Heriberto Herrera era un allenatore che per i suoi metodi era un militare che voleva che i suoi uomini facessero una vita d’atleta. A differenza dell’altro Herrera, era taciturno, più introverso e meno…mago. Anche perché HH2 ha avuto la “sfortuna” di allenatore una delle Juventus meno dotate di tecnica della sua storia, vincendo in un decennio che ha consacrato al Mondo l’acume tecnico-tattico di Rocco e Herrera, quattro Coppe dei Campioni e tre Coppe Intercontinentali in due in sei anni.
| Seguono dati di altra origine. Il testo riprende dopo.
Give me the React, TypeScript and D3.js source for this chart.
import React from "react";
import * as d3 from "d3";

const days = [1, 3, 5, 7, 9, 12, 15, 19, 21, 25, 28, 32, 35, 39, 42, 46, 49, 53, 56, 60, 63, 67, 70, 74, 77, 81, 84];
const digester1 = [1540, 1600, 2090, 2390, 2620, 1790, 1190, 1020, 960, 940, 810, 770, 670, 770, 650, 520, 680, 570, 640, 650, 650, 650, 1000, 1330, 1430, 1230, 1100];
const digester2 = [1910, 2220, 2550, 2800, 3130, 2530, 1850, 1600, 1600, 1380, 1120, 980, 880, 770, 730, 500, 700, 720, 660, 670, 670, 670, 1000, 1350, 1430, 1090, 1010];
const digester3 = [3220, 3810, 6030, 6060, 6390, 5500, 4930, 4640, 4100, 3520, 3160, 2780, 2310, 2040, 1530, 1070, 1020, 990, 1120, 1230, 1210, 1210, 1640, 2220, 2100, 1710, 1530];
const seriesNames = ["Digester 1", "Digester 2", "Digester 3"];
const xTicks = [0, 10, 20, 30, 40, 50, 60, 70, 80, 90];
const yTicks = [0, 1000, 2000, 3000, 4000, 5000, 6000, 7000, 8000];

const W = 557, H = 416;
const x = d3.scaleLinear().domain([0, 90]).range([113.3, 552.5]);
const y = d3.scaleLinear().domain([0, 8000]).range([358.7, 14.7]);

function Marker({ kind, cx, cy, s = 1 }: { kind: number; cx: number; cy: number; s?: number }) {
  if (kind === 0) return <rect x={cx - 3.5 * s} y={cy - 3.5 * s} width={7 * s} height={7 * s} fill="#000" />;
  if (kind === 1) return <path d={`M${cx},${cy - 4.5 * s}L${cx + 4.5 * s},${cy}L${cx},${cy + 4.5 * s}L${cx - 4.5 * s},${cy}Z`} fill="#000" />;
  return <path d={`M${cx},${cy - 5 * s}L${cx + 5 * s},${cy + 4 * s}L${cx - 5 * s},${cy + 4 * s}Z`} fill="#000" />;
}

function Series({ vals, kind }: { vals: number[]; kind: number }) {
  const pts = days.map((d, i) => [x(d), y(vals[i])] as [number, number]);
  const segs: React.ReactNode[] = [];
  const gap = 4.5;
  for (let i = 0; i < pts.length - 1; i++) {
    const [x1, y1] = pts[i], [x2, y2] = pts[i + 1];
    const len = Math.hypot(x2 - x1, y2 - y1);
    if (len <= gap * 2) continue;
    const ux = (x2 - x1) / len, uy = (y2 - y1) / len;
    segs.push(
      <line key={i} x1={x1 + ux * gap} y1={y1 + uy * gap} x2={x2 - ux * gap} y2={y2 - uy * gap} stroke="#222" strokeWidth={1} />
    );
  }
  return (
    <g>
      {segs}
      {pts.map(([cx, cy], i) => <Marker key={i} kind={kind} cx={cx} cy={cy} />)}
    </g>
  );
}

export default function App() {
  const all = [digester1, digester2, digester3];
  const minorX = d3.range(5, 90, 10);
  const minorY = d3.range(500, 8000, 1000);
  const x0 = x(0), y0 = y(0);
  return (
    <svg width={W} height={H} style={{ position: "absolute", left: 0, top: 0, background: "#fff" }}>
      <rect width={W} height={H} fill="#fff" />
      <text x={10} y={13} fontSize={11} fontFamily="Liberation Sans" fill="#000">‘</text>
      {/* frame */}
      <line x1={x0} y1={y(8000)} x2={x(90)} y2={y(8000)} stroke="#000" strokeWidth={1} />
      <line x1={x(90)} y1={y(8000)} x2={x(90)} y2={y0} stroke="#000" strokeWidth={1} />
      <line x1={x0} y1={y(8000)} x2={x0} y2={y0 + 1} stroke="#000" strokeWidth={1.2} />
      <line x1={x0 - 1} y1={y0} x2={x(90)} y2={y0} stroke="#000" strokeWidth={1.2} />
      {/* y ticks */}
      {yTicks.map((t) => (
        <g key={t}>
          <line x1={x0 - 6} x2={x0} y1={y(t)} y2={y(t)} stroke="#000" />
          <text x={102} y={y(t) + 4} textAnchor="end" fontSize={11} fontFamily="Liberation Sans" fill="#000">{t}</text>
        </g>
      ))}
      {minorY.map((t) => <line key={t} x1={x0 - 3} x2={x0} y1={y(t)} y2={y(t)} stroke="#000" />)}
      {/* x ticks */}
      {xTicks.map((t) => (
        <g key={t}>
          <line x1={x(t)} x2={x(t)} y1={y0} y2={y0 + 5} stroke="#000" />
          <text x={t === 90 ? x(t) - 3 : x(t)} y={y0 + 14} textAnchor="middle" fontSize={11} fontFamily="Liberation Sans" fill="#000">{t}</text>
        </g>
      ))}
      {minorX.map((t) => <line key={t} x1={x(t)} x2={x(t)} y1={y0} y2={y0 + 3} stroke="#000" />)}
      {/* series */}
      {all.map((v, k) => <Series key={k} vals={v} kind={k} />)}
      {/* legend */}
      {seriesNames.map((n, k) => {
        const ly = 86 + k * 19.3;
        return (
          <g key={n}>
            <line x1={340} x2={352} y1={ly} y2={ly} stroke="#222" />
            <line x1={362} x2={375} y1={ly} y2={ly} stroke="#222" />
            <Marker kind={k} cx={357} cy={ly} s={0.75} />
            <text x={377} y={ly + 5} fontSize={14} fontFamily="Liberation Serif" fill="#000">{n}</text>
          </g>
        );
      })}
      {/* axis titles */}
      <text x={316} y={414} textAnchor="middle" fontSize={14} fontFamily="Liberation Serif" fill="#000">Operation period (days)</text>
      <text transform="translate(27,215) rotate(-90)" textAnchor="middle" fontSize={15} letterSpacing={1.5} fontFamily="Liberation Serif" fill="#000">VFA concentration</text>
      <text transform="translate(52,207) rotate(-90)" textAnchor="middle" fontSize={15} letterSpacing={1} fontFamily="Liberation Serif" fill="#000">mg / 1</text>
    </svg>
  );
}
I due Herrera si incontrarono in diciotto partite di campionato che, visti i cognomi, erano…dei derby. Lo score fu di sei vittorie HH1, cinque HH2 e otto pareggi, l’apice dei due modi di intendere il calcio dei due tecnici sudamericani: il “taca la bala” di Helenio contro il “movimiento” di Heriberto.
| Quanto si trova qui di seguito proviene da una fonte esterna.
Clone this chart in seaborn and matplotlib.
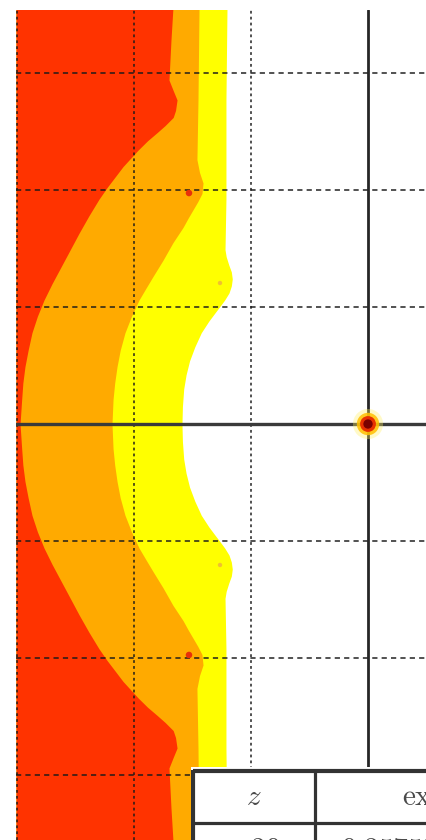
import numpy as np
import matplotlib
matplotlib.use("Agg")
import matplotlib.pyplot as plt
import seaborn as sns

# ---- data (upper half; the plot is mirror-symmetric about Im z = 0) ----
red_y = [3.56, 3.28, 2.94, 2.85, 2.77, 2.68, 2.62, 2.55, 2.49, 2.42, 2.34, 2.20, 2.10,
         2.02, 1.92, 1.78, 1.63, 1.48, 1.34, 1.20, 1.06, 0.92, 0.78, 0.63, 0.49, 0.35,
         0.21, 0.00]
red_x = [-1.667, -1.684, -1.701, -1.665, -1.632, -1.645, -1.665, -1.735, -1.803, -1.885,
         -1.966, -2.094, -2.170, -2.231, -2.300, -2.385, -2.470, -2.550, -2.625, -2.700,
         -2.769, -2.826, -2.872, -2.905, -2.932, -2.950, -2.960, -2.974]

orange_y = [3.56, 2.77, 2.26, 2.15, 2.06, 1.97, 1.90, 1.83, 1.76, 1.68, 1.55, 1.40,
            1.26, 1.16, 1.06, 0.92, 0.78, 0.63, 0.49, 0.35, 0.21, 0.00]
orange_x = [-1.444, -1.453, -1.462, -1.440, -1.410, -1.419, -1.455, -1.496, -1.537,
            -1.581, -1.667, -1.752, -1.838, -1.898, -1.957, -2.022, -2.077, -2.118,
            -2.145, -2.165, -2.179, -2.188]

yellow_y = [3.56, 2.77, 1.92, 1.49, 1.43, 1.36, 1.30, 1.24, 1.18, 1.12, 1.06, 1.01, 0.96,
            0.88, 0.78, 0.66, 0.54, 0.42, 0.30, 0.15, 0.00]
yellow_x = [-1.205, -1.214, -1.214, -1.222, -1.212, -1.190, -1.168, -1.160, -1.168,
            -1.188, -1.225, -1.262, -1.300, -1.360, -1.425, -1.480, -1.525, -1.555,
            -1.575, -1.586, -1.590]

# isolated spots
spot_x = [-1.530, -1.530]
spot_y = [1.974, -1.974]
faint_x = [-1.265, -1.265]
faint_y = [1.205, -1.205]
pole_x = [0.0]
pole_y = [0.0]

grid_x = [-3, -2, -1]
grid_y = [-3, -2, -1, 1, 2, 3]

table_header = [r"$z$", r"$\mathrm{exact}$"]
table_row = [r"$-20$", r"$0.35750$"]

# colours
C_RED = "#ff3300"
C_ORANGE = "#ffaa00"
C_YELLOW = "#ffff00"


def mirror(y, x):
    y = np.asarray(y, float)
    x = np.asarray(x, float)
    yy = np.concatenate([y, -y[::-1][1:]])
    xx = np.concatenate([x, x[::-1][1:]])
    return yy, xx


sns.set_theme(style="white")
plt.rcParams["mathtext.fontset"] = "cm"

W, H = 427, 840
fig = plt.figure(figsize=(W / 100, H / 100), dpi=100)
fig.patch.set_facecolor("white")

px_unit = 117.0
ox, oy = 368.0, 424.0
left_px, top_px = 16.0, 10.0
xl = (left_px - ox) / px_unit
xr = (W - ox) / px_unit
yt = (oy - top_px) / px_unit
yb = -(H - oy) / px_unit

ax = fig.add_axes([left_px / W, 0, 1 - left_px / W, (H - top_px) / H])
ax.set_xlim(xl, xr)
ax.set_ylim(yb, yt)

for (yy, xx, col) in [(yellow_y, yellow_x, C_YELLOW),
                      (orange_y, orange_x, C_ORANGE),
                      (red_y, red_x, C_RED)]:
    Y, X = mirror(yy, xx)
    ax.fill_betweenx(Y, xl, X, color=col, lw=0, zorder=1)

# grid
ax.set_xticks(grid_x)
ax.set_yticks(grid_y)
ax.set_axisbelow(False)
ax.xaxis.grid(True, color="#1a1a1a", lw=1.25, linestyle=(0, (1.6, 1.8)), alpha=0.85)
ax.yaxis.grid(True, color="#1a1a1a", lw=1.25, linestyle=(0, (3.0, 2.4)), alpha=0.85)
ax.tick_params(length=0, labelbottom=False, labelleft=False)
for s in ax.spines.values():
    s.set_visible(False)

ax.axhline(0, color="#3a3a3a", lw=2.4, zorder=3)
ax.axvline(0, color="#262626", lw=2.0, zorder=3)

# spots
sns.scatterplot(x=spot_x, y=spot_y, ax=ax, s=22, color="#e8300a", edgecolor="none",
                zorder=4, legend=False)
sns.scatterplot(x=faint_x, y=faint_y, ax=ax, s=10, color="#f0c030", edgecolor="none",
                zorder=4, legend=False)

# pole at origin (layered glow)
for s, c, a in [(470, "#fff060", 0.35), (260, "#ffc000", 0.85), (130, "#e83000", 1.0),
                (45, "#7a0000", 1.0)]:
    sns.scatterplot(x=pole_x, y=pole_y, ax=ax, s=s, color=c, alpha=a, edgecolor="none",
                    zorder=5, legend=False)

# ---- table (cropped by the picture edge, as in the reference) ----
t_left, t_top = 191.0, 767.0
tab = fig.add_axes([t_left / W, 0, (W - t_left) / W, (H - t_top) / H])
tab.set_xlim(t_left, W)
tab.set_ylim(H, t_top)
tab.set_facecolor("white")
tab.set_xticks([])
tab.set_yticks([])
for s in tab.spines.values():
    s.set_visible(False)
lc = "#333333"
tab.plot([193, W], [771, 771], color=lc, lw=3.0, solid_capstyle="butt")
tab.plot([193, 193], [769.5, H], color=lc, lw=3.0, solid_capstyle="butt")
tab.plot([315, 315], [771, H], color=lc, lw=2.3, solid_capstyle="butt")
tab.plot([193, W], [823, 823], color=lc, lw=2.3, solid_capstyle="butt")

tc = "#4a4a4a"
tab.text(254, 797, table_header[0], fontsize=21, ha="center", va="center", color=tc)
tab.text(402, 797, table_header[1], fontsize=21, ha="left", va="center", color=tc)
tab.text(254, 850, table_row[0], fontsize=21, ha="center", va="center", color=tc)
tab.text(341, 850, table_row[1], fontsize=21, ha="left", va="center", color=tc)

fig.savefig("out.png", dpi=100)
Se Helenio Herrera si coccolava la squadra (Corso a parte), Herrera 2 voleva che tutti gli ubbidissero e chi sgarrava, veniva mandato via. Tanto che Omar Sivori (non l’ultimo arrivato ma uno dei calciatori più forti degli anni Sessanta) si scontrò con lui e fu ceduto al Napoli dove, dopo tre stagioni (e la prime due da star), nel 1968), chiuse la carriera.
La differenza tra i due Herrera del calcio è stato il carattere e questo ha messo in cattiva luce il paraguaiano, contro lo spavaldo, loquace e carismatico Helenio.
Helenio Herrera come successi può essere paragonato a José Mourinho e non solo per il fatto che sono gli allenatori che hanno portato nella Milano nerazzurra le tre Coppe dei Campioni/Champions del club, ma perché hanno allenato due squadre forti, ben messe in campo e che giocavano bene a calcio. Heriberto Herrera, invece, purtroppo, non ha mai avuto una grande luce, anche perché vinse poco e non fu molto mediatico.
Helenio Herrera morì nella sua seconda città d’adozione, Venezia, il 9 novembre 1997, mentre Heriberto Herrera morì l’anno precedente, il 25 luglio 1996, a Asunción.